* begin *

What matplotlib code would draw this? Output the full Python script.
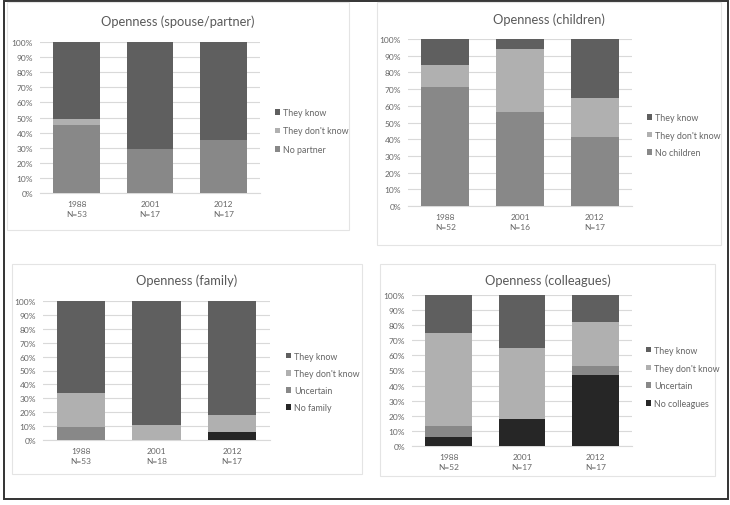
import numpy as np
import matplotlib
matplotlib.use("Agg")
import matplotlib.pyplot as plt
from matplotlib.patches import Rectangle, Patch

plt.rcParams['font.family'] = ['Lato', 'DejaVu Sans']

# colours used in the original (grayscale)
c_know = '#5f5f5f'
c_dontknow = '#b0b0b0'
c_none = '#888888'
c_uncertain = '#888888'
c_nofam = '#262626'
txt_col = '#666666'

# data (percent)
years = ['1988', '2001', '2012']

spouse_n = ['N=53', 'N=17', 'N=17']
spouse_nopartner = [45.3, 29.4, 35.3]
spouse_dontknow = [3.8, 0.0, 0.0]
spouse_know = [50.9, 70.6, 64.7]

children_n = ['N=52', 'N=16', 'N=17']
children_nochildren = [71.2, 56.3, 41.2]
children_dontknow = [13.5, 37.5, 23.5]
children_know = [15.3, 6.2, 35.3]

family_n = ['N=53', 'N=18', 'N=17']
family_nofamily = [0.0, 0.0, 5.9]
family_uncertain = [9.4, 0.0, 0.0]
family_dontknow = [24.5, 11.1, 11.8]
family_know = [66.1, 88.9, 82.3]

coll_n = ['N=52', 'N=17', 'N=17']
coll_nocoll = [5.8, 17.6, 47.1]
coll_uncertain = [7.7, 0.0, 5.9]
coll_dontknow = [61.5, 47.1, 29.4]
coll_know = [25.0, 35.3, 17.6]

W, H = 730, 506
fig = plt.figure(figsize=(W / 100, H / 100), dpi=100)


def px_rect(x0, y0, x1, y1):
    # pixel box (top-left origin) -> figure fraction
    return [x0 / W, 1 - y1 / H, (x1 - x0) / W, (y1 - y0) / H]


# outer black frame
fig.patches.append(Rectangle((4 / W, 1 - 500 / H), 724 / W, 498 / H, transform=fig.transFigure,
                             fill=False, edgecolor='#333333', linewidth=1.4, zorder=0))


def draw_panel(frame, box, title, title_y, series, ns, legend_xy, legend_gap):
    x0, y0, x1, y1 = frame
    fig.patches.append(Rectangle((x0 / W, 1 - y1 / H), (x1 - x0) / W, (y1 - y0) / H,
                                 transform=fig.transFigure, facecolor='white',
                                 edgecolor='#e4e4e4', linewidth=0.8, zorder=1))
    ax = fig.add_axes(px_rect(*box))
    ax.set_zorder(2)
    x = np.arange(len(years))
    bottom = np.zeros(len(years))
    for vals, col, lab in series:
        ax.bar(x, vals, width=0.64, bottom=bottom, color=col, zorder=3)
        bottom += np.array(vals)
    ax.set_xlim(-0.5, 2.5)
    ax.set_ylim(0, 100)
    ax.set_yticks(np.arange(0, 101, 10))
    ax.set_yticklabels([f'{v}%' for v in range(0, 101, 10)])
    ax.set_xticks(x)
    ax.set_xticklabels([f'{y}\n{n}' for y, n in zip(years, ns)], linespacing=1.5)
    ax.grid(axis='y', color='#d9d9d9', linewidth=0.8, zorder=0)
    ax.set_axisbelow(True)
    for s in ['top', 'right', 'left']:
        ax.spines[s].set_visible(False)
    ax.spines['bottom'].set_color('#d9d9d9')
    ax.tick_params(length=0, labelsize=6, colors=txt_col, pad=5)
    ax.patch.set_alpha(0)
    cx = (x0 + x1) / 2
    fig.text(cx / W, 1 - title_y / H, title, ha='center', va='center', fontsize=9.3, color='#595959')
    handles = [Patch(facecolor=col, label=lab) for vals, col, lab in series][::-1]
    fig.legend(handles=handles, loc='center left',
               bbox_to_anchor=(legend_xy[0] / W, 1 - legend_xy[1] / H),
               frameon=False, fontsize=6.4, labelcolor=txt_col,
               handlelength=0.6, handleheight=0.6, handletextpad=0.3,
               labelspacing=legend_gap, borderaxespad=0, borderpad=0)
    return ax


draw_panel((7, 3, 349, 231), (40, 43, 260, 194), 'Openness (spouse/partner)', 22,
           [(spouse_nopartner, c_none, 'No partner'),
            (spouse_dontknow, c_dontknow, "They don't know"),
            (spouse_know, c_know, 'They know')],
           spouse_n, (275, 132), 1.05)

draw_panel((377, 3, 721, 246), (408, 40, 632, 207), 'Openness (children)', 20,
           [(children_nochildren, c_none, 'No children'),
            (children_dontknow, c_dontknow, "They don't know"),
            (children_know, c_know, 'They know')],
           children_n, (647, 136), 0.95)

draw_panel((12, 265, 362, 475), (43, 302, 270, 441), 'Openness (family)', 281,
           [(family_nofamily, c_nofam, 'No family'),
            (family_uncertain, c_uncertain, 'Uncertain'),
            (family_dontknow, c_dontknow, "They don't know"),
            (family_know, c_know, 'They know')],
           family_n, (286, 383), 0.92)

draw_panel((380, 265, 715, 477), (412, 296, 632, 447), 'Openness (colleagues)', 281,
           [(coll_nocoll, c_nofam, 'No colleagues'),
            (coll_uncertain, c_uncertain, 'Uncertain'),
            (coll_dontknow, c_dontknow, "They don't know"),
            (coll_know, c_know, 'They know')],
           coll_n, (646, 378), 1.0)

fig.savefig('out.png', dpi=100)
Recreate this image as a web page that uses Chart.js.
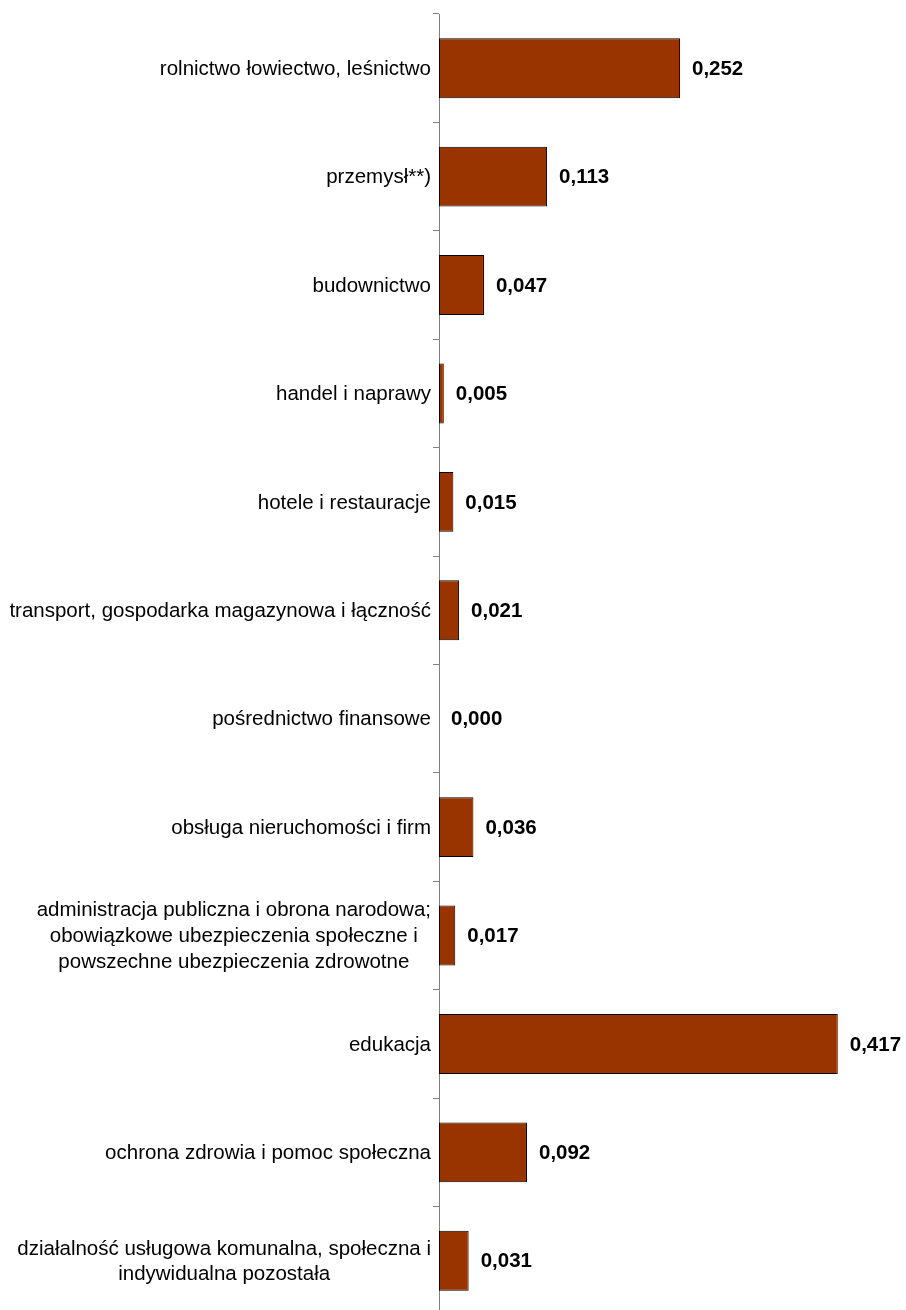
<!DOCTYPE html>
<html>
<head>
<meta charset="utf-8">
<script src="https://cdn.jsdelivr.net/npm/chart.js@4.4.1/dist/chart.umd.min.js"></script>
<style>
    html, body { margin: 0; padding: 0; background: #fff; overflow: hidden; }
    #wrap { position: relative; width: 906px; height: 1320px; }
</style>
</head>
<body>
<div id="wrap"><canvas id="chart"></canvas></div>
<script>
const categories = [
    ['rolnictwo łowiectwo, leśnictwo'],
    ['przemysł**)'],
    ['budownictwo'],
    ['handel i naprawy'],
    ['hotele i restauracje'],
    ['transport, gospodarka magazynowa i łączność'],
    ['pośrednictwo finansowe'],
    ['obsługa nieruchomości i firm'],
    ['administracja publiczna i obrona narodowa;', 'obowiązkowe ubezpieczenia społeczne i', 'powszechne ubezpieczenia zdrowotne'],
    ['edukacja'],
    ['ochrona zdrowia i pomoc społeczna'],
    ['działalność usługowa komunalna, społeczna i', 'indywidualna pozostała']
];
const values = [0.252, 0.113, 0.047, 0.005, 0.015, 0.021, 0.000, 0.036, 0.017, 0.417, 0.092, 0.031];

const FONT = '"Liberation Sans", Arial, sans-serif';
const AXIS_X = 439;

const fmt = v => v.toFixed(3).replace('.', ',');

// category names drawn by hand so multi-line blocks stay centred on themselves
const categoryLabels = {
    id: 'categoryLabels',
    afterDraw(chart) {
        const ctx = chart.ctx;
        const y = chart.scales.y;
        ctx.save();
        ctx.font = '20.5px ' + FONT;
        ctx.fillStyle = '#000';
        ctx.textAlign = 'center';
        ctx.textBaseline = 'middle';
        const lh = 25.7;
        categories.forEach((lines, i) => {
            const cy = y.getPixelForValue(i) + 1;
            const w = Math.max(...lines.map(l => ctx.measureText(l).width));
            const cx = AXIS_X - 8 - w / 2;
            lines.forEach((l, k) => {
                ctx.fillText(l, cx, cy + (k - (lines.length - 1) / 2) * lh);
            });
        });
        ctx.restore();
    }
};

const valueLabels = {
    id: 'valueLabels',
    afterDatasetsDraw(chart) {
        const ctx = chart.ctx;
        const meta = chart.getDatasetMeta(0);
        ctx.save();
        ctx.font = 'bold 20.5px ' + FONT;
        ctx.fillStyle = '#000';
        ctx.textAlign = 'left';
        ctx.textBaseline = 'middle';
        meta.data.forEach((bar, i) => {
            ctx.fillText(fmt(values[i]), bar.x + 12, bar.y + 1);
        });
        ctx.restore();
    }
};

new Chart(document.getElementById('chart'), {
    type: 'bar',
    data: {
        labels: categories,
        datasets: [{
            data: values,
            backgroundColor: '#993300',
            borderColor: '#000',
            borderWidth: 1,
            borderSkipped: false,
            barPercentage: 0.553,
            categoryPercentage: 1
        }]
    },
    options: {
        indexAxis: 'y',
        responsive: true,
        maintainAspectRatio: false,
        animation: false,
        layout: { padding: { top: 14, right: 8, bottom: 5, left: 0 } },
        scales: {
            x: {
                display: false,
                min: 0,
                max: 0.48
            },
            y: {
                afterFit: s => { s.width = AXIS_X; },
                ticks: { display: false },
                grid: {
                    offset: true,
                    drawOnChartArea: false,
                    tickLength: 6,
                    color: '#808080'
                },
                border: { display: true, color: '#808080', width: 1 }
            }
        },
        plugins: {
            legend: { display: false },
            tooltip: { enabled: false }
        }
    },
    plugins: [categoryLabels, valueLabels]
});
</script>
</body>
</html>
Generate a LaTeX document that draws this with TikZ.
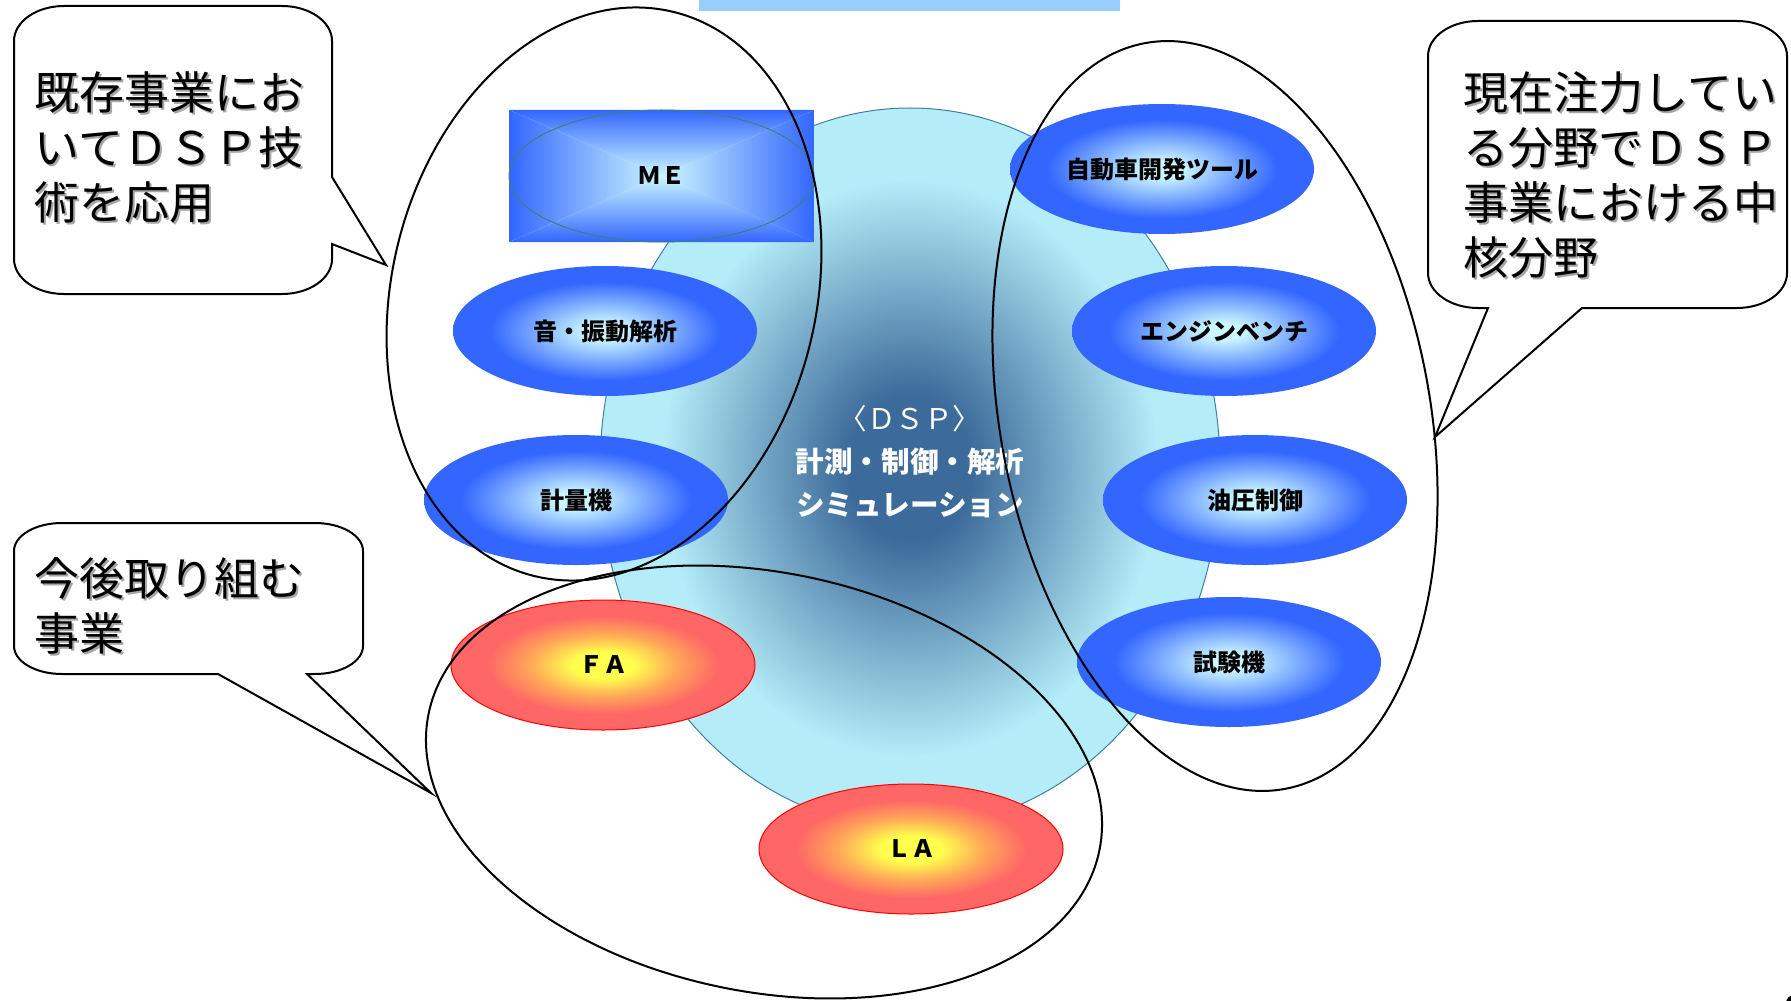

* end *

— SHORT EXERCISE —
Starting at the first line of the entries, restate word for word everything through the line that holds "plt.rcParams['font.family'] = ['Lato', 'DejaVu", both ends included, but omit any pictures.

— WRITTEN REPLY —
What matplotlib code would draw this? Output the full Python script.
import numpy as np
import matplotlib
matplotlib.use("Agg")
import matplotlib.pyplot as plt
from matplotlib.patches import Rectangle, Patch

plt.rcParams['font.family'] = ['Lato', 'DejaVu Sans']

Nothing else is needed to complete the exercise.